In the salary cap era of the NFL, the draft is the unquestioned secret to success. Teams that draft wisely and employ a strategy of building primarily via the draft will win. Those that don’t, won’t.

 

The reason is simple. Good young players cost less than high priced veteran free agents and are a better long term investment. They also tend to be less injury-prone (on the whole) and the rookie cap keeps most teams from hurting themselves with large, cumbersome signing bonuses. A younger player is also easier to indoctrinate into a team’s culture than a veteran set in his ways.

 

This is not a new lesson. If we look back to 1995, we’ll find the first team that learned about the dangers of free agency: the Miami Dolphins.

 

At the time, Don Shula felt as though owner Wayne Huizenga’s millions could bring him a championship in the twilight of his career.

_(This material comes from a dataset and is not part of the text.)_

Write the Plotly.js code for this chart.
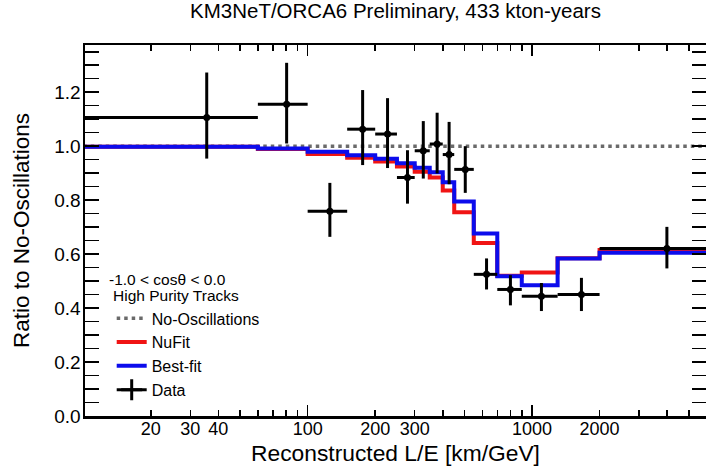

He signed expensive free agents he felt would plug holes on the Miami roster. What Shula really got were overpaid players with large egos and poor chemistry that badly underachieved. The end result was ugly as The Don resigned in the wake of a disappointing 9-8 season and a playoff blowout in Buffalo.

 

Miami was burdened by salary cap issues many years thereafter and could not protect some of their best players from leaving via agency (Marco Coleman, Troy Vincent, Bryan Cox). Today, the 1995 Dolphins are a case study used by the league in how not to manage the salary cap.

 

Another classic case study in cap economics is the 2000 Washington Redskins. Owner Dan Snyder spent lavishly on free agents, handing out multimillion dollar deals to older guys who didn’t earn their keep. In the aftermath of those poor spending decisions, Head Coach Norv Turner got the axe and the Redskins were burdened for many years with bad contracts, losing records, and old players whose best years were behind them.

 

Lessons learned, all. Today, there are several tenets to free agency that most teams abide by. Here are some of my favorites:

 

First, place a high priority on keeping your own good players. Good players are very hard to find. Don’t lose the ones you have, if you can help it.

 

Second, use free agency to fill holes rather than build the foundation. It is amazing and frightening how quickly free agent contracts and signing bonuses can blot out the balance sheet for years to come.

 

Third, never give a substantial signing bonus to a low character guy. Never. And, if you do, make sure you at least have some legal protections in the contract to recover the bonus if/when things turn sour.

 

Four, several up-and-coming talents are worth more than one elite superstar…unless you are convinced that the elite superstar is the difference in winning a Super Bowl within a year or two.

 

Five, hire staff (business and legal) totally dedicated to managing the cap. They know the market value of players, and they know what the ramifications will be of making a personnel decision.

 

Six, never let good players walk away without compensation. Tag players and tender them to a level that compels an interested party to make a deal that brings value in a trade on terms that you dictate.

 

When the gun goes off signaling the start of free agency, you can expect today’s Miami Dolphins to be smarter in how they approach the market.

 

First, they protected their best free agent (Vonnie Holliday) from hitting the market.

 

Second, they will shop to fill holes on the offensive line. Look for them to be especially active in bidding for the services of the top guards available (guys like Cincinnati’s Eric Steinbach, San Diego’s Kris Dielman, and Washington’s Derrick Dockery).

 

Three, they already have a policy in place that they do not give out big bonuses to bad guys. Wayne Huizenga’s hand is personally in that.

 

Four, GM Randy Mueller has already said that “quantity over quality” and up-and-coming talent will be the theme.

 

Five, the Dolphins have one of the best cap staffs in the NFL in Bryan Wiedmeier and Matt Thomas. And Huizenga will be prodding the conservative Wiedmeier from time to time when things bog down.

 

Six, the Dolphins have tendered key free agents (e.g. Wes Welker, Yeremiah Bell) at level that requires high compensation. The tenders came before the opening bell, before the market could set the price.

 

The Dolphins know that free agency isn’t free. They also know that spending lavishly on the wrong guys is a recipe for disaster.